Unlike most stocks on the Nasdaq, it has had a great year, with the stock price up 22% in 2022 and 61% over the past year as of Feb. 28.

One of the catalysts was the growth in its mortgage-servicing portfolio, which increased 17% in 2021 to $710 billion. In the fourth quarter, the company beat analysts' estimates with revenue of $625 million and earnings per share of $2.28.

It finished the year with a return on capital employed (ROCE) of 19%, which is a measure of profitability and efficiency. This percentage, and a 51% operating margin and a 50% return on equity, indicate a company that is efficiently generating revenue.
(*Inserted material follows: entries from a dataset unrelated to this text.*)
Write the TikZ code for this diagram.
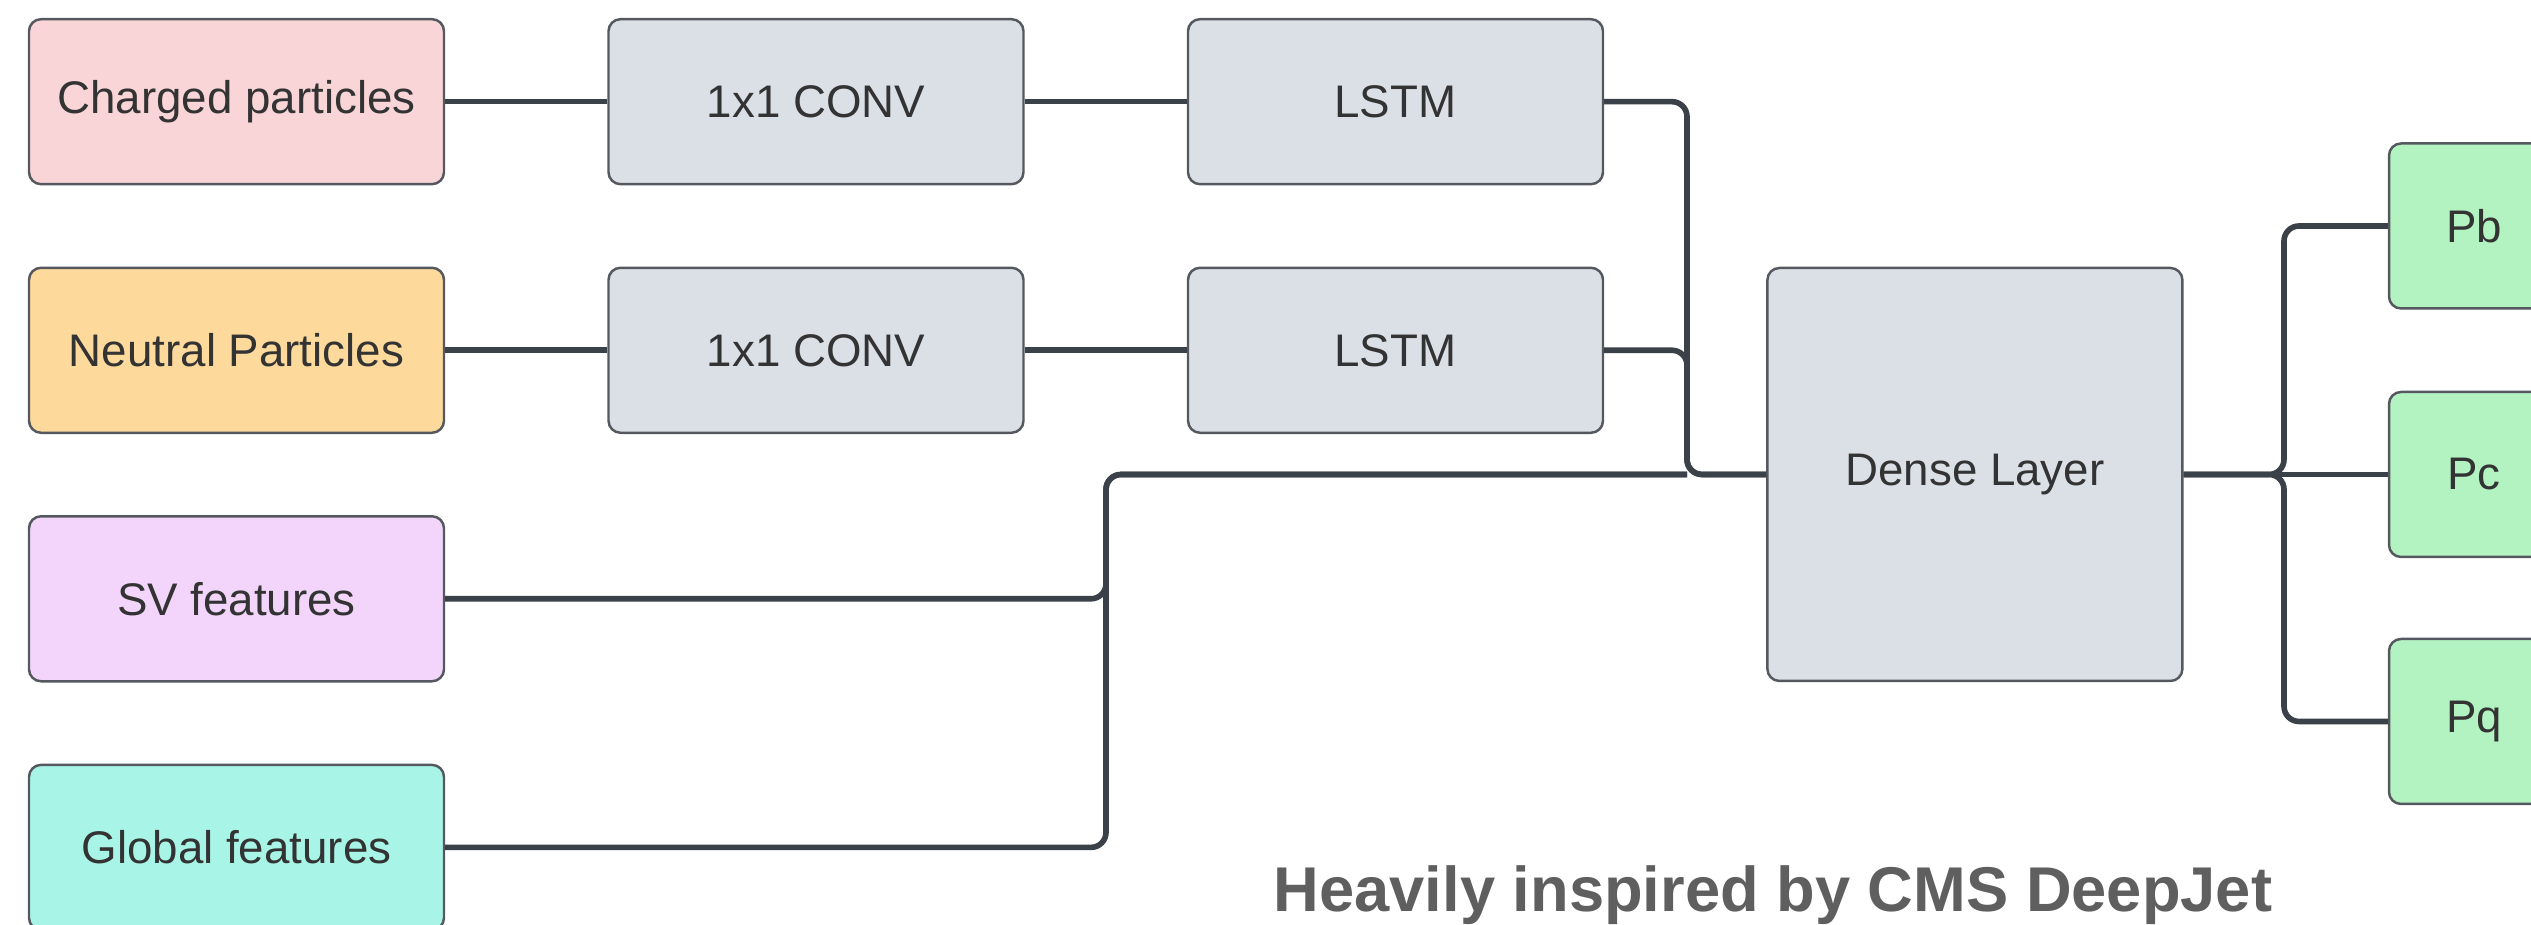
\documentclass[tikz,border=0pt]{standalone}
\usepackage{fontspec}
\setmainfont{Liberation Sans}
\definecolor{wirecol}{HTML}{3A4149}
\definecolor{edgecol}{HTML}{55585E}
\definecolor{txtcol}{HTML}{333333}
\definecolor{chargedfill}{HTML}{F9D5D7}
\definecolor{neutralfill}{HTML}{FDD99C}
\definecolor{svfill}{HTML}{F3D5FB}
\definecolor{globalfill}{HTML}{A8F5E8}
\definecolor{layerfill}{HTML}{DBDFE6}
\definecolor{outfill}{HTML}{B3F3C2}
\definecolor{notecol}{HTML}{5F5F5F}
\tikzset{
  block/.style={draw=edgecol, line width=0.7pt, rounded corners=0.12cm, minimum width=4.15cm,
    minimum height=1.65cm, text=txtcol, font=\fontsize{13}{15}\selectfont},
  outblock/.style={block, minimum width=1.7cm},
  wire/.style={draw=wirecol, line width=1.6pt, rounded corners=0.15cm}
}
\begin{document}
\begin{tikzpicture}
\useasboundingbox (0,0) rectangle (25.31,9.25);
% inputs
\node[block, fill=chargedfill] (charged) at (2.365,8.233) {Charged particles};
\node[block, fill=neutralfill] (neutral) at (2.365,5.747) {Neutral Particles};
\node[block, fill=svfill] (sv) at (2.365,3.262) {SV features};
\node[block, fill=globalfill] (global) at (2.365,0.776) {Global features};
% conv + lstm
\node[block, fill=layerfill] (conv1) at (8.16,8.233) {1x1 CONV};
\node[block, fill=layerfill] (conv2) at (8.16,5.747) {1x1 CONV};
\node[block, fill=layerfill] (lstm1) at (13.955,8.233) {LSTM};
\node[block, fill=layerfill] (lstm2) at (13.955,5.747) {LSTM};
\node[block, fill=layerfill, minimum height=4.13cm] (dense) at (19.749,4.505) {Dense Layer};
% outputs
\node[outblock, fill=outfill] (pb) at (24.74,6.99) {Pb};
\node[outblock, fill=outfill] (pc) at (24.74,4.505) {Pc};
\node[outblock, fill=outfill] (pq) at (24.74,2.035) {Pq};
\coordinate (merge) at (16.87,4.505);
\coordinate (split) at (11.06,4.505);
\coordinate (fork) at (22.84,4.505);
\draw[wire] (charged) -- (conv1);
\draw[wire] (neutral) -- (conv2);
\draw[wire] (conv1) -- (lstm1);
\draw[wire] (conv2) -- (lstm2);
\draw[wire] (lstm1.east) -| (merge) -- (dense.west);
\draw[wire] (lstm2.east) -| (merge) -- (dense.west);
\draw[wire] (sv.east) -| (split) -- (merge);
\draw[wire] (global.east) -| (split) -- (merge);
\draw[wire] (dense.east) -- (fork) |- (pb.west);
\draw[wire] (dense.east) -- (pc.west);
\draw[wire] (dense.east) -- (fork) |- (pq.west);
\node[anchor=base, text=notecol, font=\fontsize{18}{20}\selectfont\bfseries] (note) at (17.73,0.13)
  {Heavily inspired by CMS DeepJet};
\end{tikzpicture}
\end{document}
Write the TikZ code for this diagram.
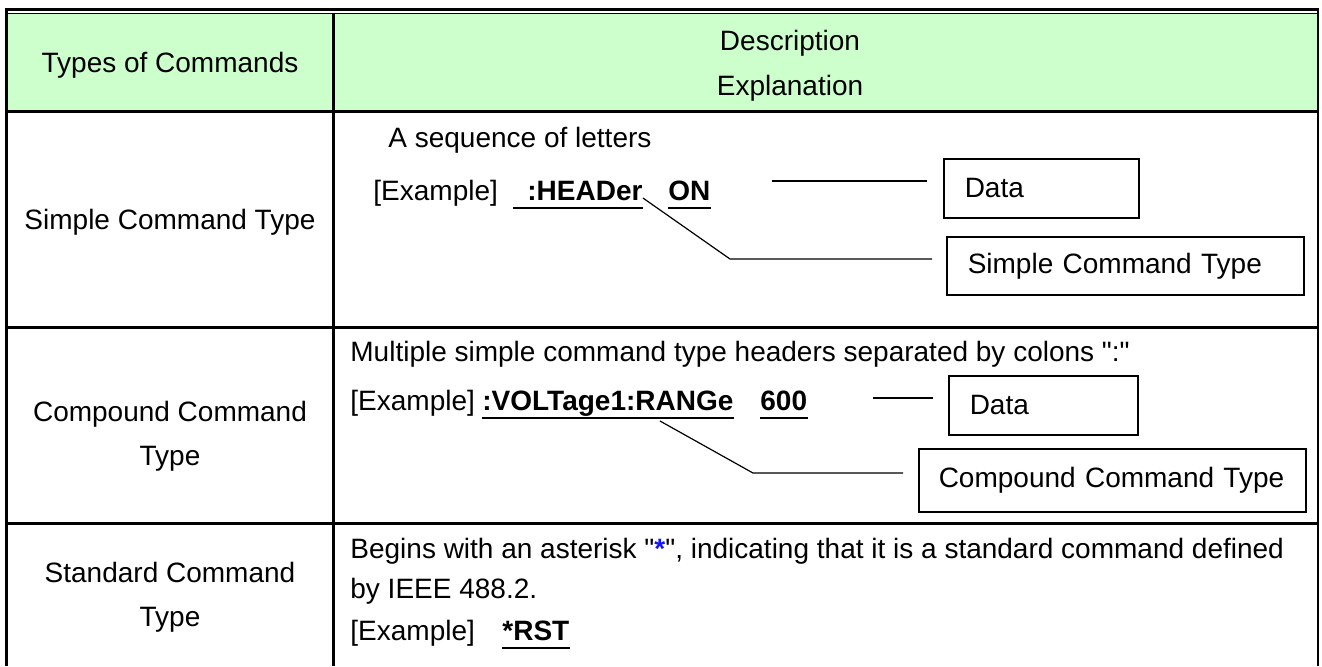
\documentclass[tikz,border=0pt]{standalone}
\usepackage{fontspec}
\setmainfont{Liberation Sans}
\definecolor{hdrgreen}{RGB}{204,255,204}
\definecolor{starblue}{RGB}{20,20,255}
\begin{document}
\begin{tikzpicture}[x=0.5pt,y=-0.5pt,
  txt/.style={anchor=base west, inner sep=0pt, font=\fontsize{14}{16}\selectfont},
  ctr/.style={anchor=base, inner sep=0pt, font=\fontsize{14}{16}\selectfont},
  cmd/.style={txt, font=\fontsize{14}{16}\selectfont\bfseries},
  uline/.style={line width=1pt},
  lead/.style={line width=0.6pt},
  tag/.style={draw, line width=0.75pt, anchor=north west, inner xsep=10.5pt,
    inner ysep=0pt, align=left, font=\fontsize{14}{16}\selectfont}]
\useasboundingbox (0,0) rectangle (1322,666);

% table frame
\fill[hdrgreen] (6,13) rectangle (1318,111);
\draw[line width=1.5pt] (4.5,9) -- (1319,9);
\draw[line width=0.75pt] (6,13.5) -- (1318,13.5);
\draw[line width=1.5pt] (6,8) -- (6,666);
\draw[line width=1.5pt] (333,13) -- (333,666);
\draw[line width=1pt] (1318,8) -- (1318,666);
\foreach \y in {111,327,523}
\draw[line width=1.5pt] (6,\y) -- (1318,\y);

% header
\node[ctr] (types) at (170,72) {Types of Commands};
\node[ctr] (descr) at (790,50) {Description};
\node[ctr] (expl) at (790,95) {Explanation};

% left column
\node[ctr] (simple) at (170,229) {Simple Command Type};
\node[ctr] (comp1) at (170,421) {Compound Command};
\node[ctr] (comp2) at (170,465) {Type};
\node[ctr] (std1) at (170,582) {Standard Command};
\node[ctr] (std2) at (170,626) {Type};

% simple command type
\node[txt] (seq) at (388,147) {A sequence of letters};
\node[txt] (ex1) at (373,200) {[Example]};
\node[cmd] (hdr) at (527,200) {:HEADer};
\node[cmd] (on) at (668,200) {ON};
\draw[uline] ([xshift=-7pt,yshift=-4pt]hdr.base west) -- ([yshift=-4pt]hdr.base east);
\draw[uline] ([yshift=-4pt]on.base west) -- ([yshift=-4pt]on.base east);
\node[tag, text width=76.5pt, minimum height=29.5pt] (data1) at (943,158) {Data};
\node[tag, text width=157.5pt, minimum height=29pt] (sct) at (946,236) {Simple Command Type};
\coordinate (d1a) at (772,181);
\coordinate (d1b) at (927,181);
\coordinate (h1) at (730,259);
\coordinate (h2) at (932,259);
\draw[lead] (d1a) -- (d1b);
\draw[lead] ([yshift=1pt]hdr.base east) -- (h1) -- (h2);

% compound command type
\node[txt] (multi) at (350,361) {Multiple simple command type headers separated by colons \textquotedbl:\textquotedbl};
\node[txt] (ex2) at (350,410) {[Example]};
\node[cmd] (volt) at (482,410) {:VOLTage1:RANGe};
\node[cmd] (six) at (760,410) {600};
\draw[uline] ([yshift=-4pt]volt.base west) -- ([yshift=-4pt]volt.base east);
\draw[uline] ([yshift=-4pt]six.base west) -- ([yshift=-4pt]six.base east);
\node[tag, text width=73.5pt, minimum height=29.5pt] (data2) at (948,375) {Data};
\node[tag, inner xsep=10pt, text width=173.5pt, minimum height=31.5pt] (cct) at (918,448) {Compound Command Type};
\coordinate (d2a) at (873,398);
\coordinate (d2b) at (933,398);
\coordinate (v0) at (660,421);
\coordinate (v1) at (753,473);
\coordinate (v2) at (903,473);
\draw[lead] (d2a) -- (d2b);
\draw[lead] (v0) -- (v1) -- (v2);

% standard command type
\node[txt] (begins) at (350,558) {Begins with an asterisk \textquotedbl{\color{starblue}\bfseries *}\textquotedbl, indicating that it is a standard command defined};
\node[txt] (ieee) at (350,598) {by IEEE 488.2.};
\node[txt] (ex3) at (350,640) {[Example]};
\node[cmd] (rst) at (502,640) {*RST};
\draw[uline] ([yshift=-4pt]rst.base west) -- ([yshift=-4pt]rst.base east);
\end{tikzpicture}
\end{document}
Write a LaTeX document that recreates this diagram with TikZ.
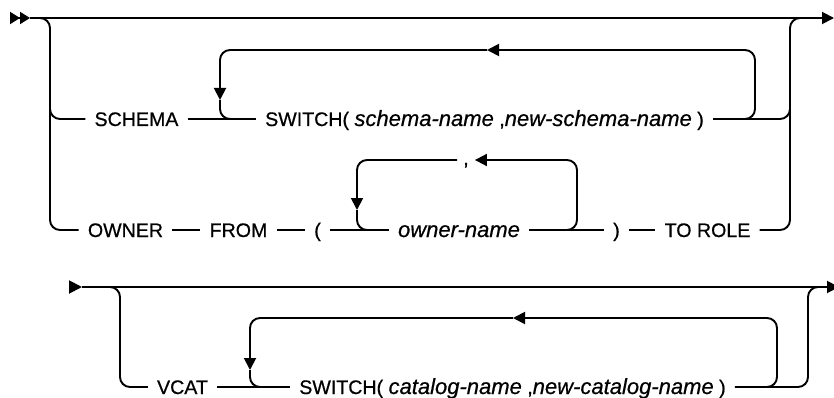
\documentclass[tikz,border=0pt]{standalone}
\usepackage{fontspec}
\setmainfont{Liberation Sans}[FakeBold=0.6]
\usetikzlibrary{arrows.meta}
\newcommand{\upfnt}{\fontsize{19.6pt}{22pt}\selectfont}
\newcommand{\vfnt}[1]{{\fontsize{22pt}{24pt}\selectfont\itshape #1}}
\begin{document}
\begin{tikzpicture}[x=1pt,y=-1pt,
  rail/.style={line width=1.9pt, rounded corners=10pt},
  lbl/.style={font=\upfnt, inner xsep=9pt, inner ysep=0pt, text height=14pt, text depth=0pt},
  tip/.style={-{Triangle[length=12pt,width=12pt]}},
  starttip/.style={line width=1.9pt,-{Triangle[length=10pt,width=12pt]Triangle[length=10pt,width=12pt]}},
  contip/.style={line width=1.9pt,-{Triangle[length=13pt,width=13pt]}}]
\useasboundingbox[fill=white] (0,0) rectangle (834,398);

% ---------- upper diagram ----------
\node[lbl] (schema) at (136.5,119) {SCHEMA};
\node[lbl] (sw1) at (484.5,119) {SWITCH( \vfnt{schema-name} ,\vfnt{new-schema-name} )};
\node[lbl] (owner) at (125.5,230) {OWNER};
\node[lbl] (from) at (238.5,230) {FROM};
\node[lbl] (lp) at (317.5,230) {(};
\node[lbl] (oname) at (459,230) {\vfnt{owner-name}};
\node[lbl] (rp) at (616.5,230) {)};
\node[lbl] (torole) at (707.5,230) {TO ROLE};
\node[lbl, inner xsep=6pt] (comma) at (466,158) {,};

\coordinate (a0) at (10,18);
\coordinate (a1) at (30,18);
\coordinate (aend) at (834,18);
\coordinate (sl1) at (487,50);
\coordinate (sd1) at (220,100);
\coordinate (od1) at (357,210);

\draw[starttip] (a0) -- (a1);
\draw[rail, tip] (a1) -- (aend);
% left branch
\draw[rail] (40,18) -- (50,18) -- (50,230) -- (owner.west);
\draw[rail] (50,105) -- (50,119) -- (schema.west);
% right branch
\draw[rail] (torole.east) -- (790,230) -- (790,18) -- (800,18);
\draw[rail] (sw1.east) -- (790,119) -- (790,105);
% schema row
\draw[rail] (schema.east) -- (sw1.west);
\draw[rail, tip] (740,119) -- (755,119) -- (755,50) -- (sl1);
\draw[rail, tip] (sl1) -- (220,50) -- (sd1);
\draw[rail] (sd1) -- (220,119) -- (236,119);
% owner row
\draw[rail] (owner.east) -- (from.west);
\draw[rail] (from.east) -- (lp.west);
\draw[rail] (lp.east) -- (oname.west);
\draw[rail] (oname.east) -- (rp.west);
\draw[rail] (rp.east) -- (torole.west);
\draw[rail, tip] (562,230) -- (577,230) -- (577,160) -- (comma.east |- 0,160);
\draw[rail, tip] (comma.west |- 0,160) -- (357,160) -- (od1);
\draw[rail] (od1) -- (357,230) -- (373,230);

% ---------- lower diagram ----------
\node[lbl] (vcat) at (182.5,387) {VCAT};
\node[lbl] (sw2) at (512.5,387) {SWITCH( \vfnt{catalog-name} ,\vfnt{new-catalog-name} )};

\coordinate (b0) at (69,287);
\coordinate (b1) at (82,287);
\coordinate (bend) at (839,287);
\coordinate (sl2) at (513,318);
\coordinate (sd2) at (250,370);

\draw[contip] (b0) -- (b1);
\draw[rail, tip] (b1) -- (bend);
\draw[rail] (110,287) -- (120,287) -- (120,387) -- (vcat.west);
\draw[rail] (sw2.east) -- (808,387) -- (808,287) -- (818,287);
\draw[rail] (vcat.east) -- (sw2.west);
\draw[rail, tip] (762,387) -- (777,387) -- (777,318) -- (sl2);
\draw[rail, tip] (sl2) -- (250,318) -- (sd2);
\draw[rail] (sd2) -- (250,387) -- (266,387);
\end{tikzpicture}
\end{document}
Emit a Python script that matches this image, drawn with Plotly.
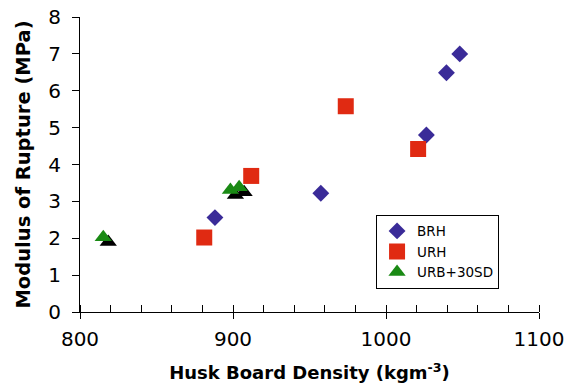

A new partnership should add scale, revenue

Mr. Cooper also got a boost from a partnership it announced in February with Sagent, in which Sagent will integrate Mr. Cooper's mortgage-servicing platform into a cloud-native core. It will then license the cloud-based servicing platform to Mr. Cooper and other servicers, including Sagent's customer base of banks and mortgage lenders.

Sagent will start marketing the platform to other mortgage companies in 2023. In turn, Mr. Cooper gets an equity stake in Sagent.

This will create the first cloud-native, homeowner-first servicing platform, Mr. Cooper Chief Executive Officer Jay Bray said on the fourth-quarter earnings call. It will also bring the platform to a much wider universe. 

On the earnings call, Bray said:

It's going to force every single operator to migrate their system to the cloud or face significant competitive disadvantages. For Mr. Cooper, this new platform will drive efficiencies, both in terms of operating costs and ongoing cost of maintaining and upgrading the technology. This is a very significant development for the industry and for Mr. Cooper.

The company expects a pretax gain of about $225 million related to the equity stake in the first quarter.

Rising interest rates are good news for Mr. Cooper

With the Federal Reserve likely to raise interest rates several times this year starting in March, Mr. Cooper should benefit significantly. It helps in two ways. One, higher interest rates raise the overall value of the companyʻs assets, which increases its book value. As Bray told CNBC in February, "In our servicing business, with rising rates, the value of our assets could go up by $400 million." He estimated 15%-plus growth in the servicing portfolio in 2022.

Also, higher interest rates reduce the number of mortgage refinancings, which in turn creates a longer life span for the mortgage and Mr. Cooperʻs servicing rights, which translates to higher revenue.

Another good thing about this stock is its valuation. The shares trade at just three times earnings with a price-to-book value of 1.1, which puts it in value territory. It is currently trading at about $49 per share, with a consensus analyst estimate of $55 over the next 12 months.

All things considered, Mr. Cooper is a pretty good bargain with some nice upside potential.